Data excerpt:
════════

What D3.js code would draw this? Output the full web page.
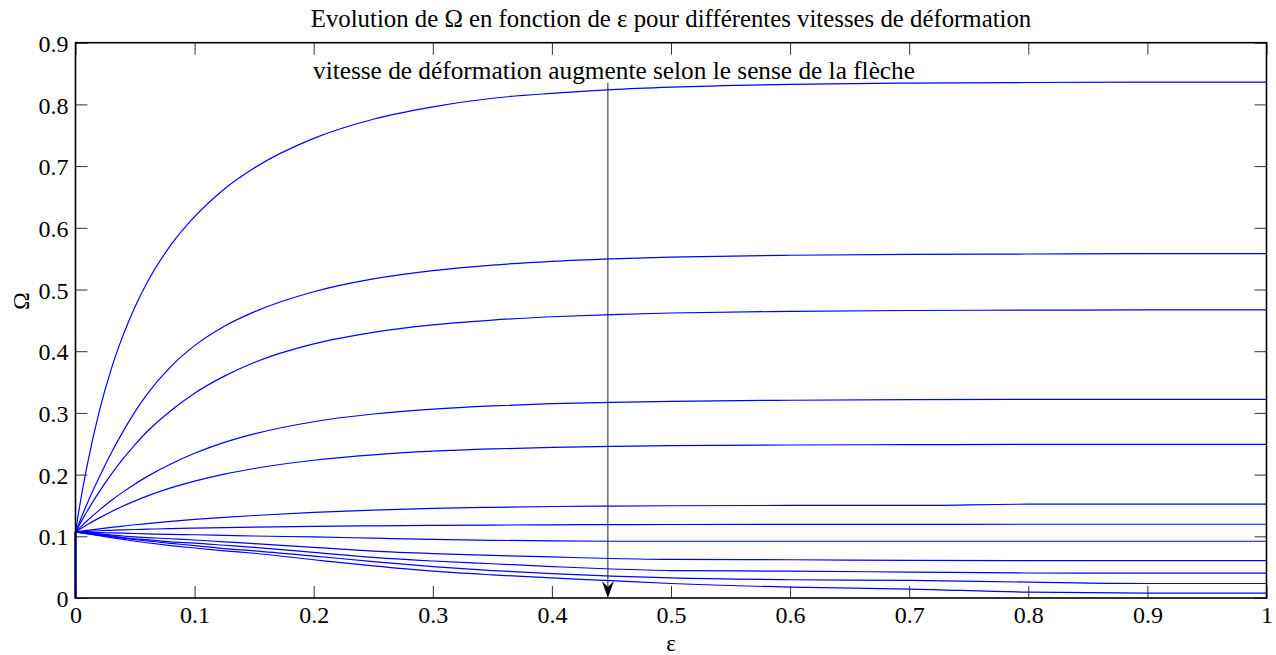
<!DOCTYPE html>
<html>
<head>
<meta charset="utf-8">
<script src="https://cdn.jsdelivr.net/npm/d3@7"></script>
<style>
  html, body { margin: 0; padding: 0; background: #fff; }
  svg { display: block; }
  text { font-family: "Liberation Serif", "Times New Roman", serif; fill: #000; }
</style>
</head>
<body>
<svg id="chart" width="1276" height="655"></svg>
<script>
// Strain samples (ε) shared by all curves; the first two points form the jump at ε = 0
const epsilon = [0, 0, 0.005, 0.01, 0.02, 0.03, 0.04, 0.05, 0.06, 0.08, 0.1, 0.125, 0.15,
                 0.2, 0.25, 0.3, 0.35, 0.4, 0.45, 0.5, 0.6, 0.7, 0.8, 0.9, 1.0];

// Ω for each strain rate, from slowest (top) to fastest (bottom)
const omega1  = [0, 0.107, 0.166, 0.217, 0.303, 0.371, 0.426, 0.472, 0.511, 0.572, 0.618, 0.663, 0.697, 0.745, 0.776, 0.796, 0.810, 0.818, 0.824, 0.828, 0.8325, 0.8345, 0.8355, 0.836, 0.836];
const omega2  = [0, 0.107, 0.131, 0.154, 0.196, 0.235, 0.270, 0.302, 0.330, 0.375, 0.409, 0.4405, 0.4637, 0.4963, 0.5171, 0.5306, 0.5396, 0.5457, 0.5497, 0.5525, 0.5555, 0.557, 0.5575, 0.558, 0.558];
const omega3  = [0, 0.107, 0.1246, 0.1413, 0.1723, 0.2003, 0.2257, 0.2487, 0.2694, 0.3036, 0.3319, 0.3596, 0.3817, 0.4118, 0.4305, 0.4426, 0.4504, 0.4558, 0.4594, 0.4619, 0.4645, 0.466, 0.4665, 0.467, 0.467];
const omega4  = [0, 0.107, 0.1165, 0.1255, 0.1424, 0.1579, 0.172, 0.1849, 0.1967, 0.2173, 0.2346, 0.2522, 0.266, 0.2857, 0.2982, 0.3062, 0.3114, 0.3149, 0.3172, 0.3188, 0.3205, 0.3215, 0.322, 0.322, 0.322];
const omega5  = [0, 0.107, 0.1131, 0.119, 0.1299, 0.1399, 0.1491, 0.1575, 0.1652, 0.1785, 0.1895, 0.2008, 0.2099, 0.2233, 0.2321, 0.2379, 0.2416, 0.2441, 0.2458, 0.2469, 0.248, 0.2485, 0.249, 0.249, 0.249];
const omega6  = [0, 0.107, 0.1083, 0.1096, 0.1121, 0.1144, 0.1166, 0.1187, 0.1206, 0.1242, 0.1273, 0.1307, 0.1337, 0.1387, 0.1425, 0.1453, 0.147, 0.1483, 0.149, 0.1495, 0.150, 0.150, 0.152, 0.152, 0.152];
const omega7  = [0, 0.107, 0.1075, 0.108, 0.109, 0.1097, 0.1104, 0.111, 0.1115, 0.1125, 0.1133, 0.1142, 0.115, 0.1162, 0.117, 0.1177, 0.1182, 0.1186, 0.1189, 0.1191, 0.1193, 0.1194, 0.1195, 0.1195, 0.1195];
const omega8  = [0, 0.107, 0.107, 0.1065, 0.106, 0.1055, 0.105, 0.1045, 0.104, 0.103, 0.1025, 0.1015, 0.1005, 0.099, 0.097, 0.095, 0.0935, 0.0925, 0.092, 0.092, 0.092, 0.092, 0.092, 0.092, 0.092];
const omega9  = [0, 0.107, 0.106, 0.1055, 0.104, 0.102, 0.1005, 0.099, 0.098, 0.096, 0.094, 0.091, 0.088, 0.082, 0.076, 0.072, 0.069, 0.0665, 0.064, 0.0625, 0.062, 0.061, 0.0605, 0.0605, 0.0605];
const omega10 = [0, 0.107, 0.106, 0.105, 0.103, 0.1005, 0.098, 0.096, 0.0945, 0.091, 0.089, 0.0855, 0.082, 0.074, 0.066, 0.060, 0.0555, 0.051, 0.047, 0.0445, 0.0435, 0.042, 0.0405, 0.0403, 0.0403];
const omega11 = [0, 0.107, 0.106, 0.1045, 0.102, 0.0995, 0.097, 0.0945, 0.0925, 0.0885, 0.085, 0.080, 0.0765, 0.068, 0.059, 0.051, 0.0445, 0.0395, 0.0355, 0.0325, 0.0296, 0.0285, 0.0257, 0.0235, 0.0235];
const omega12 = [0, 0.107, 0.1055, 0.104, 0.101, 0.098, 0.095, 0.092, 0.0895, 0.085, 0.081, 0.0765, 0.0725, 0.062, 0.052, 0.0435, 0.0375, 0.0325, 0.028, 0.0235, 0.0176, 0.0145, 0.0095, 0.008, 0.0078];

const seriesList = [omega1, omega2, omega3, omega4, omega5, omega6,
                    omega7, omega8, omega9, omega10, omega11, omega12];

const xTicks = [0, 0.1, 0.2, 0.3, 0.4, 0.5, 0.6, 0.7, 0.8, 0.9, 1];
const yTicks = [0, 0.1, 0.2, 0.3, 0.4, 0.5, 0.6, 0.7, 0.8, 0.9];

// Arrow showing the direction of increasing strain rate: [ε, Ω] start and end
const arrowStart = [0.447, 0.835];
const arrowEnd   = [0.447, 0.0];

const titleText = "Evolution de \u03A9 en fonction de \u03B5 pour diff\u00E9rentes vitesses de d\u00E9formation";
const noteText  = "vitesse de d\u00E9formation augmente selon le sense de la fl\u00E8che";

const svg = d3.select("#chart");
const plot = { left: 75.5, right: 1266.5, top: 42.7, bottom: 598 };

const x = d3.scaleLinear().domain([0, 1]).range([plot.left, plot.right]);
const y = d3.scaleLinear().domain([0, 0.9]).range([plot.bottom, plot.top]);

const tickFont = 24;

// Curves: the vertical jump at ε = 0, then the smooth evolution
const stub = d3.line().x(d => x(d[0])).y(d => y(d[1]));
const smooth = d3.line().x(d => x(d[0])).y(d => y(d[1])).curve(d3.curveMonotoneX);

const curves = svg.append("g").attr("fill", "none").attr("stroke", "#0000ff").attr("stroke-width", 1.2);
seriesList.forEach(vals => {
  const pts = epsilon.map((e, i) => [e, vals[i]]);
  curves.append("path").attr("d", stub(pts.slice(0, 2)));
  curves.append("path").attr("d", smooth(pts.slice(1)));
});

// Box with inward ticks on all four sides
const tickLen = 12;
const axes = svg.append("g");
const xBottom = d3.axisBottom(x).tickValues(xTicks).tickSizeInner(-tickLen).tickSizeOuter(0).tickFormat(d3.format("~g"));
const xTop = d3.axisTop(x).tickValues(xTicks).tickSizeInner(-tickLen).tickSizeOuter(0).tickFormat("");
const yLeft = d3.axisLeft(y).tickValues(yTicks).tickSizeInner(-tickLen).tickSizeOuter(0).tickFormat(d3.format("~g"));
const yRight = d3.axisRight(y).tickValues(yTicks).tickSizeInner(-tickLen).tickSizeOuter(0).tickFormat("");

const gxb = axes.append("g").attr("transform", `translate(0,${plot.bottom})`).call(xBottom);
const gxt = axes.append("g").attr("transform", `translate(0,${plot.top})`).call(xTop);
const gyl = axes.append("g").attr("transform", `translate(${plot.left},0)`).call(yLeft);
const gyr = axes.append("g").attr("transform", `translate(${plot.right},0)`).call(yRight);

[gxb, gxt, gyl, gyr].forEach(g => {
  g.select(".domain").remove();
  g.selectAll(".tick line").attr("stroke", "#333").attr("stroke-width", 1);
  g.selectAll("text").style("font-family", "'Liberation Serif', serif").style("font-size", tickFont + "px").attr("fill", "#000");
});
gxb.selectAll(".tick text").attr("y", 8).attr("dy", "0.71em");
gyl.selectAll(".tick text").attr("x", -7).attr("dy", "0.36em");

axes.append("rect")
  .attr("x", plot.left).attr("y", plot.top)
  .attr("width", plot.right - plot.left).attr("height", plot.bottom - plot.top)
  .attr("fill", "none").attr("stroke", "#000").attr("stroke-width", 1.6);

// Title and axis labels
svg.append("text").attr("x", (plot.left + plot.right) / 2).attr("y", 27)
  .attr("text-anchor", "middle").style("font-size", "24.8px").text(titleText);
svg.append("text").attr("x", (plot.left + plot.right) / 2).attr("y", 651)
  .attr("text-anchor", "middle").style("font-size", "23px").text("\u03B5");
svg.append("text").attr("transform", "translate(29,301) rotate(-90)")
  .attr("text-anchor", "middle").style("font-size", "24px").text("\u03A9");

// Annotation text and arrow
svg.append("text").attr("x", 313).attr("y", 79).style("font-size", "25.3px").text(noteText);

const ax0 = x(arrowStart[0]), ay0 = y(arrowStart[1]);
const ax1 = x(arrowEnd[0]), ay1 = y(arrowEnd[1]);
svg.append("line").attr("x1", ax0).attr("y1", ay0).attr("x2", ax1).attr("y2", ay1 - 6)
  .attr("stroke", "#222").attr("stroke-width", 1);
const headLen = 17, headHalf = 6;
svg.append("path")
  .attr("d", `M${ax1},${ay1} L${ax1 - headHalf},${ay1 - headLen} L${ax1},${ay1 - headLen + 6} L${ax1 + headHalf},${ay1 - headLen} Z`)
  .attr("fill", "#000");
</script>
</body>
</html>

════════

Task objective: From the first line above to the line containing "0.8, 0.9, 1.0];", repeat each line exactly. Pictures stay out.

Problem solution:
What D3.js code would draw this? Output the full web page.
<!DOCTYPE html>
<html>
<head>
<meta charset="utf-8">
<script src="https://cdn.jsdelivr.net/npm/d3@7"></script>
<style>
  html, body { margin: 0; padding: 0; background: #fff; }
  svg { display: block; }
  text { font-family: "Liberation Serif", "Times New Roman", serif; fill: #000; }
</style>
</head>
<body>
<svg id="chart" width="1276" height="655"></svg>
<script>
// Strain samples (ε) shared by all curves; the first two points form the jump at ε = 0
const epsilon = [0, 0, 0.005, 0.01, 0.02, 0.03, 0.04, 0.05, 0.06, 0.08, 0.1, 0.125, 0.15,
                 0.2, 0.25, 0.3, 0.35, 0.4, 0.45, 0.5, 0.6, 0.7, 0.8, 0.9, 1.0];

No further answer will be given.